Of the wealth of beloved acts that emerged in the midst of Calgary’s post-grunge independent explosion, The Everymen was one of the most active in the all-ages scene. Taking cues from pop-punk, early hardcore and ska, the three-piece blazed its way through community halls across the city, like the fabled Multicultural Centre, and shared in the struggles and the excitement of nurturing a DIY music community.
Though Lewis has remained extremely active in Calgary’s independent music strata, recording countless brilliant young bands in his own Echo Base studio and reaching new heights as drummer and singer in The Evidence (formerly known as The Failure), he admits that the all-ages scene today feels too scattered to invoke the same sense of community in which The Everymen was reared.
“It’s not that there aren’t people who are passionate and dedicated about [the all ages scene] now, because there absolutely are,” he says. “But there’s a lot less venue freedom, and there’s no sort of unifying force. When we were younger, we were able to get everybody all together and instead of having a whole bunch of promoters, we’d have everybody working together to make the community stronger.”
Members of The Corta Vita share Lewis’s view. Arguably, The Everymen’s successors at the heart of the all ages scene, the hardcore-screamo five-piece made shrapnel of kids’ expectations in the early ’00s, making them thrash harder and scream louder than they ever had before.
“I can’t tell if I’ve just gotten older, or if the scene just doesn’t exist anymore, but truthfully, I don’t see it,” bassist Glenn Alderson admits. “There’s an element of punk rock that has been missing in this city.”
But while the band admits the climate has changed, the future is yet unwritten. They are just as excited to see what happens next as to see who remembers what happened before.
“Honestly, all the bands we were playing with, all the key players in the scene are still doing stuff that in some way impacts what happens in Calgary’s music community,” Alderson continues. “It’s just evolved, and you can’t stop the evolution of music.”
Late ’90s, early ’00s art-rock experimenters Shecky Forme are no strangers to evolution. Making a number of appearances, often with new or improvised material since their last album in 2002, the band has always been willing to re-engage the chemistry that made its most abstract ideas seem effortless.

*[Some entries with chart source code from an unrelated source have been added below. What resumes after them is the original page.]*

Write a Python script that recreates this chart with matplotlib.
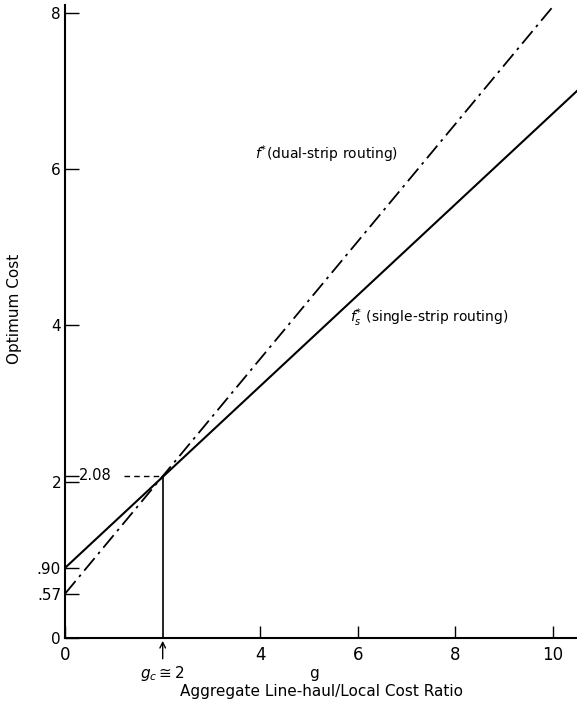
import matplotlib
matplotlib.use("Agg")
import matplotlib.pyplot as plt
import numpy as np

# line end points
g_single   = [0.0, 10.5]
f_single   = [0.90, 7.00]
g_dual     = [0.0, 10.1]
f_dual     = [0.57, 8.15]

g_cross    = 2.0
f_cross    = 2.08

xticks     = [0, 4, 6, 8, 10]
xticklbls  = ["0", "4", "6", "8", "10"]
yticks     = [0, 0.57, 0.90, 2, 2.08, 4, 6, 8]
yticklbls  = ["0", ".57", ".90", "2", "", "4", "6", "8"]

fig = plt.figure(figsize=(5.77, 7.09), dpi=100)
ax  = fig.add_axes([0.113, 0.100, 0.887, 0.893])

ax.plot(g_single, f_single, '-', color='k', lw=1.5)
ax.plot(g_dual, f_dual, color='k', lw=1.3, dashes=(9, 3, 1.5, 3))

# crossover guides
ax.plot([g_cross, g_cross], [0, f_cross], '-', color='k', lw=1.2)
ax.plot([1.2, g_cross], [f_cross, f_cross], color='k', lw=1.0, dashes=(4, 3))
ax.text(0.28, f_cross, "2.08", fontsize=10.5, va='center', ha='left')

ax.text(3.9, 6.19, r"$f^{*}$(dual-strip routing)", fontsize=10, va='center', ha='left')
ax.text(5.85, 4.10, r"$f_s^{*}$ (single-strip routing)", fontsize=10, va='center', ha='left')

ax.set_xlim(0, 10.5)
ax.set_ylim(0, 8.1)
ax.set_xticks(xticks)
ax.set_xticklabels(xticklbls, fontsize=12)
ax.set_yticks(yticks)
ax.set_yticklabels(yticklbls, fontsize=11)
ax.tick_params(axis='x', direction='in', length=9, width=1.0, pad=6)
ax.tick_params(axis='y', direction='in', length=10, width=1.0, pad=3)

for s in ["top", "right"]:
    ax.spines[s].set_visible(False)
for s in ["left", "bottom"]:
    ax.spines[s].set_linewidth(1.5)

ax.annotate("", xy=(g_cross, 0), xycoords='data',
            xytext=(g_cross, -0.3), textcoords='data',
            arrowprops=dict(arrowstyle='->', color='k', lw=1.0),
            annotation_clip=False)
ax.text(g_cross, -0.33, r"$g_c \cong 2$", fontsize=11, ha='center', va='top', clip_on=False)
ax.text(5.1, -0.36, "g", fontsize=11, ha='center', va='top', clip_on=False)

ax.set_xlabel("Aggregate Line-haul/Local Cost Ratio", fontsize=11, labelpad=14)
ax.set_ylabel("Optimum Cost", fontsize=11, labelpad=10)
ax.yaxis.set_label_coords(-0.085, 0.52)

fig.savefig("out.png", dpi=100)
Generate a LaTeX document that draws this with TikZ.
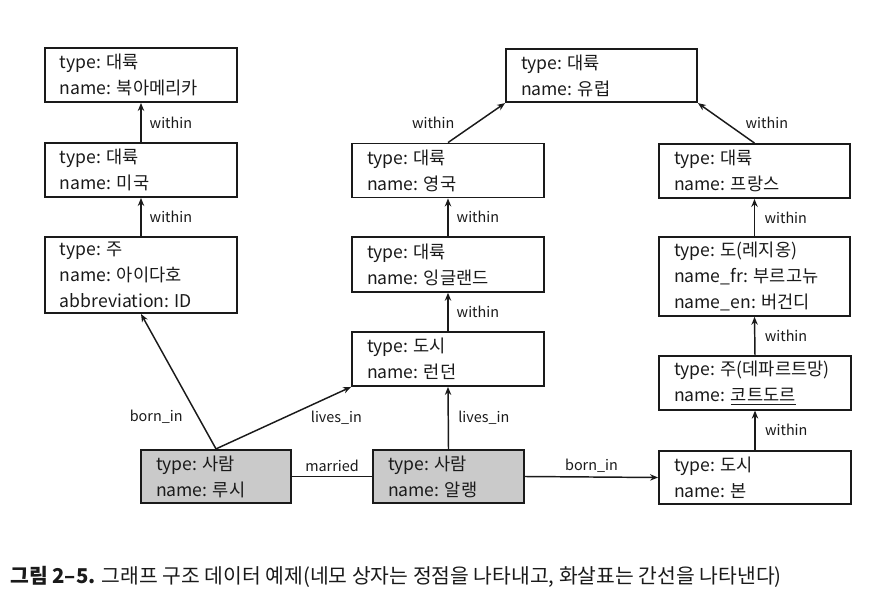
\documentclass[tikz,border=0pt]{standalone}
\usepackage{fontspec}
\setmainfont{Noto Sans CJK KR}
\newfontfamily\boxfont{Noto Sans CJK KR}
\newcommand\cl{:\kern0.3em}
\usetikzlibrary{arrows.meta}
\definecolor{ink}{HTML}{1A1A1A}
\definecolor{boxgray}{HTML}{CACACA}
\tikzset{
  vbox/.style={draw=ink, line width=1.4pt, rectangle, align=left, inner xsep=11.25pt, inner ysep=0pt,
    font=\boxfont\fontsize{13.2}{19.5}\selectfont, text=ink, anchor=center},
  person/.style={vbox, fill=boxgray},
  arr/.style={draw=ink, line width=1.1pt, -{Stealth[length=6pt,width=4.8pt]}},
  plainline/.style={draw=ink, line width=1.1pt},
  lbl/.style={font=\fontsize{10.8}{12}\selectfont, text=ink, inner sep=1pt},
}
\begin{document}
\begin{tikzpicture}[x=0.75pt,y=-0.75pt]
\useasboundingbox (0,0) rectangle (869,603);
% vertices
\node[vbox, text width=121.5pt, minimum width=144pt, minimum height=40.5pt] (na) at (141,75) {type\cl 대륙\\name\cl 북아메리카};
\node[vbox, text width=121.5pt, minimum width=144pt, minimum height=40.5pt] (us) at (141,170) {type\cl 대륙\\name\cl 미국};
\node[vbox, text width=121.5pt, minimum width=144pt, minimum height=57pt] (id) at (141,275) {type\cl 주\\name\cl 아이다호\\abbreviation\cl ID};
\node[vbox, text width=120.75pt, minimum width=143.25pt, minimum height=40pt] (eu) at (601.5,75.5) {type\cl 대륙\\name\cl 유럽};
\node[vbox, text width=121.5pt, minimum width=144pt, minimum height=40.5pt] (uk) at (448,170.5) {type\cl 대륙\\name\cl 영국};
\node[vbox, text width=120.75pt, minimum width=143.25pt, minimum height=40.5pt] (fr) at (754.5,171) {type\cl 대륙\\name\cl 프랑스};
\node[vbox, text width=121.5pt, minimum width=144pt, minimum height=41pt] (en) at (448,264.5) {type\cl 대륙\\name\cl 잉글랜드};
\node[vbox, text width=120.75pt, minimum width=143.25pt, minimum height=59pt] (rg) at (754.5,276.5) {type\cl 도(레지옹)\\name\_fr\cl 부르고뉴\\name\_en\cl 버건디};
\node[vbox, text width=121.5pt, minimum width=144pt, minimum height=40.5pt] (ld) at (448,359) {type\cl 도시\\name\cl 런던};
\node[vbox, text width=121.5pt, minimum width=144pt, minimum height=40pt] (cd) at (755,383) {type\cl 주(데파르트망)\\name\cl \underline{코트도르}};
\node[person, text width=90pt, minimum width=112.5pt, minimum height=40pt] (lucy) at (216,476.5) {type\cl 사람\\name\cl 루시};
\node[person, text width=90.75pt, minimum width=113.25pt, minimum height=40pt] (alain) at (448.5,476.5) {type\cl 사람\\name\cl 알랭};
\node[vbox, text width=121.5pt, minimum width=144pt, minimum height=40pt] (bonn) at (755,477.5) {type\cl 도시\\name\cl 본};
% edges
\draw[arr] (us.north) -- (na.south) node[midway, lbl, right=5pt] {within};
\draw[arr] (id.north) -- (us.south) node[midway, lbl, right=5pt] {within};
\draw[arr] (uk.north) -- (eu.south west) node[midway, lbl, left=15pt] {within};
\draw[arr] (fr.north) -- (eu.south east) node[midway, lbl, right=13pt] {within};
\draw[arr] (en.north) -- (uk.south) node[midway, lbl, right=5pt] {within};
\draw[arr] (ld.north) -- (en.south) node[midway, lbl, right=5pt] {within};
\draw[arr] (rg.north) -- (fr.south) node[midway, lbl, right=6pt] {within};
\draw[arr] (cd.north) -- (rg.south) node[midway, lbl, right=6pt] {within};
\draw[arr] (bonn.north) -- (cd.south) node[midway, lbl, right=6pt] {within};
\draw[arr] (lucy.north) -- (id.south) node[pos=0.24, lbl, left=10pt] {born\_in};
\draw[arr] (lucy.north) -- (ld.south west) node[pos=0.5, lbl, right=19pt] {lives\_in};
\draw[arr] (alain.north) -- (ld.south) node[midway, lbl, right=6pt] {lives\_in};
\draw[plainline] (lucy.east) -- (alain.west) node[midway, lbl, above=2pt] {married};
\draw[arr] (alain.east) -- (bonn.west) node[midway, lbl, above=2pt] {born\_in};
% caption
\node[anchor=west, inner sep=0pt, text=ink, font=\fontsize{15.3}{17}\selectfont] (cap) at (10,577)
  {\textbf{그림 2–5.} 그래프 구조 데이터 예제(네모 상자는 정점을 나타내고, 화살표는 간선을 나타낸다)};
\end{tikzpicture}
\end{document}
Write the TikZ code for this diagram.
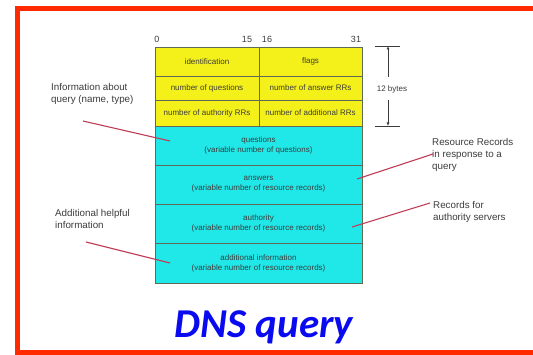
\documentclass[tikz,border=0pt]{standalone}
\usepackage{fontspec}
\setmainfont{Liberation Sans}
\newfontfamily\titlefont{Carlito}
\usetikzlibrary{arrows.meta}
\definecolor{framered}{HTML}{FF2A00}
\definecolor{hdryellow}{HTML}{F4F01A}
\definecolor{bodycyan}{HTML}{20E8E8}
\definecolor{celledge}{HTML}{5E6A55}
\definecolor{txtgray}{HTML}{3C3C3C}
\definecolor{pointer}{HTML}{C03C55}
\definecolor{titleblue}{HTML}{0A0AF0}
\tikzset{
  x=1pt, y=-1pt,
  cell/.style={draw=celledge, line width=0.7pt, inner sep=0pt},
  hdrcell/.style={cell, fill=hdryellow},
  bodycell/.style={cell, fill=bodycyan},
  celltext/.style={text=txtgray, font=\fontsize{8}{10}\selectfont, align=center},
  sidetext/.style={text=txtgray, font=\fontsize{9.8}{12}\selectfont, align=left, anchor=north west, inner sep=0pt},
  bitlabel/.style={text=txtgray, font=\fontsize{9}{10}\selectfont, inner sep=0pt},
  pointerline/.style={draw=pointer, line width=1.1pt},
  dimline/.style={draw=txtgray, line width=0.7pt},
}
\begin{document}
\begin{tikzpicture}
\useasboundingbox (0,0) rectangle (533,355);
\fill[white] (0,0) rectangle (533,355);
% red frame (right side lies beyond the picture)
\fill[framered] (15,6) rectangle (533,11);
\fill[framered] (15,350) rectangle (533,355);
\fill[framered] (15,6) rectangle (20,355);

% header cells
\path[hdrcell] (155,47) rectangle (259,76) node[celltext, midway] (ident) {identification};
\path[hdrcell] (259,47) rectangle (362,76) node[celltext, midway] (flags) {flags};
\path[hdrcell] (155,76) rectangle (259,100) node[celltext, midway] (nq) {number of questions};
\path[hdrcell] (259,76) rectangle (362,100) node[celltext, midway] (nans) {number of answer RRs};
\path[hdrcell] (155,100) rectangle (259,126) node[celltext, midway] (nauth) {number of authority RRs};
\path[hdrcell] (259,100) rectangle (362,126) node[celltext, midway] (nadd) {number of additional RRs};

% body cells
\path[bodycell] (155,126) rectangle (362,165) node[celltext, midway] (quest) {questions\\(variable number of questions)};
\path[bodycell] (155,165) rectangle (362,204) node[celltext, midway] (answ) {answers\\(variable number of resource records)};
\path[bodycell] (155,204) rectangle (362,243) node[celltext, midway] (auth) {authority\\(variable number of resource records)};
\path[bodycell] (155,243) rectangle (362,283) node[celltext, midway] (addl) {additional information\\(variable number of resource records)};

% bit labels
\node[bitlabel] (b0) at (157,39) {0};
\node[bitlabel] (b15) at (247,39) {15};
\node[bitlabel] (b16) at (267,39) {16};
\node[bitlabel] (b31) at (356,39) {31};

% 12 bytes dimension
\coordinate (tt1) at (375,46);
\coordinate (tt2) at (400,46);
\coordinate (bt1) at (375,126);
\coordinate (bt2) at (400,126);
\coordinate (dtop) at (388,46);
\coordinate (dbot) at (388,126);
\coordinate (dtopfree) at (388,77);
\coordinate (dbotfree) at (388,100);
\draw[dimline] (tt1) -- (tt2);
\draw[dimline] (bt1) -- (bt2);
\node[bitlabel, font=\fontsize{8}{9}\selectfont] (twelve) at (392,89) {12 bytes};
\draw[dimline, -{Latex[length=3.5pt,width=3pt]}] (dtopfree) -- (dtop);
\draw[dimline, -{Latex[length=3.5pt,width=3pt]}] (dbotfree) -- (dbot);

% side labels
\node[sidetext] (infoq) at (51,83) {Information about\\query (name, type)};
\node[sidetext] (addinfo) at (55,209) {Additional helpful\\information};
\node[sidetext] (rrresp) at (432,138) {Resource Records\\in response to a\\query};
\node[sidetext] (recauth) at (433,201) {Records for\\authority servers};

% pointer lines
\coordinate (p1s) at (83,121);
\coordinate (p1e) at (170,141);
\coordinate (p2s) at (86,242);
\coordinate (p2e) at (170,263);
\coordinate (p3s) at (433,154);
\coordinate (p3e) at (357,179);
\coordinate (p4s) at (430,203);
\coordinate (p4e) at (352,227);
\draw[pointerline] (p1s) -- (p1e);
\draw[pointerline] (p2s) -- (p2e);
\draw[pointerline] (p3s) -- (p3e);
\draw[pointerline] (p4s) -- (p4e);

% title
\node[text=titleblue, font=\titlefont\fontsize{41}{42}\selectfont\bfseries\itshape, anchor=base, inner sep=0pt] (title) at (264,338) {DNS query};
\end{tikzpicture}
\end{document}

“I don’t think I have ever been as innovative, for better or worse, as I was back then, and I miss that, where my ideas used to come from,” says member Chris Vail, also of explosive indie rock bands XL Birdsuit and Key to the City. “I think it’s given me a chance to reflect back on my music career and idenitify what kind of things I’m actually good at, what my strengths are, and what I have to offer.”
Another of Calgary’s ’90s scene stalwarts, Field Day, will be coming at its snarly pop-punk from a different angle for the show, with a new guitarist and keyboard player added to its classic roster of three. Lead singer John Heibert says that the reunion show is in reality more of a breakup show, since the band never officially called it quits after touring stopped in 2001, and a benchmark to signal the dawn of a new era in his musical career.
“I have some new material that I’m writing, and I want to start a new project,” he says with a hint of excitement. “It’s pretty tough to play some of these songs now — we’ve been playing some of them for about 15 years, and so it’s time to put them to rest.”